Have the Riksbank's forecasts been governed by the models?

Jesper Lindé and André Reslow analyse how much influence macroeconomic models have had on the Riksbank's forecasts for GDP growth, inflation and the repo rate. The analysis shows that the models do not explain the Riksbank's forecasts to the extent sometimes claimed by external critics and reviewers. The Riksbank's mediumterm forecasts are mainly based on assessments rather than on models – the direct contribution from the models has actually been rather small during the period 2006- 2016. The view that the Riksbank blindly relies on and follows its models is, according to the authors, misleading and merely a myth. They also claim that the perception that the Riksbank relies on models in which inflation always returns to the target "by itself" within the forecast horizon is a myth.

What are the alternatives to inflation targeting?

Björn Andersson and Carl Andreas Claussen present the discussion on monetary policy with an inflation target that has taken place in a number of countries after the global financial crisis of 2007-2009. It has been claimed, for instance, that inflation targeting does not give sufficient consideration to the real economy and to risks and imbalances in the financial system. Moreover, it has been claimed that so-called level targets are better than the inflation target, particularly in the current situation when inflation is below the target and the interest rate is close to its lower bound. The authors analyse the criticism of inflation targeting and the alternatives proposed. When discussing alternatives to inflation targeting, they point out that it is important to remember that monetary policy with an inflation target both could and should be flexible. It should stabilise both inflation and the real economy. It can also take imbalances and risks in the financial markets into consideration, even if this is an issue that is still being discussed, both internationally and in Sweden.

Inflation target and interval – what are the pros and cons?

Mikael Apel and Carl Andreas Claussen analyse the pros and cons of different variants of an inflation target that involves an interval. They first review the international debate of ten to fifteen years ago on how an inflation target should best be designed, and then discuss the arguments in the Swedish debate in light of this. One central conclusion is that, if the inflation target is credible, monetary policy can be flexible and consider factors other than inflation, such as output and employment, even without an interval. However, a tolerance interval could contribute towards increased flexibility if it increases the credibility of the inflation target. However, it could also reduce flexibility if moving outside the interval is very costly. A target interval entails a major change to the monetary policy framework. Such an interval would provide the possibility of aiming at different levels for inflation, but, as inflation expectations may become less firmly anchored, economic fluctuations may become greater.

How can term structure models be used by central banks?

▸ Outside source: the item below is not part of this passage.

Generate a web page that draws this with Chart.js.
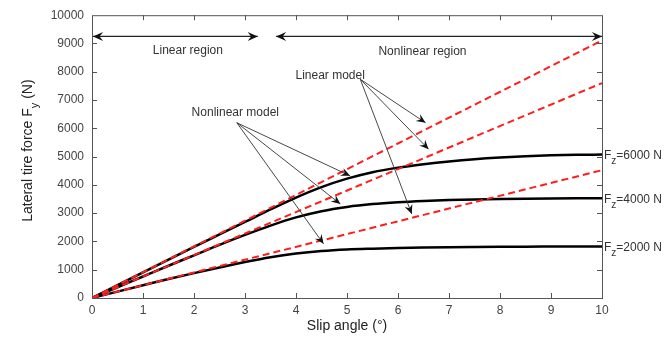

Rafael Barros De Rezende provides an overview of recent developments in term structure modelling and its uses by central banks. It is very much a question of extracting economically relevant information from long-term market rates and of how the interest rate level can be affected by policy measures. The author analyses models with timevarying risk premia that can be used by central banks to estimate the expectations of market participants regarding future policy rates and the effects of unconventional monetary policy measures. In addition, the models can be used to estimate inflation and liquidity risk premia on the inflation-indexed bond markets. Another important area is the analysis of the aggregate effect of different types of monetary policy measures, where the normal policy rate is close to its lower bound, with the aid of the so-called shadow rate.

Can banknotes and coins be complemented by electronic central bank money?

Gabriele Camera shows how the concept of money rapidly changes as a result of innovations in the area of computer-based encryption technology. Technological development has made it possible to create cost-effective electronic alternatives to banknotes and coins. The author takes the scientific literature in the field as his starting-point and defines what money is and how it is used. Deeper analysis follows of the opportunities and difficulties involved in issuing new types of money or means of payment. A central issue is to what extent the central bank is more suited to issuing electronic money than private agents.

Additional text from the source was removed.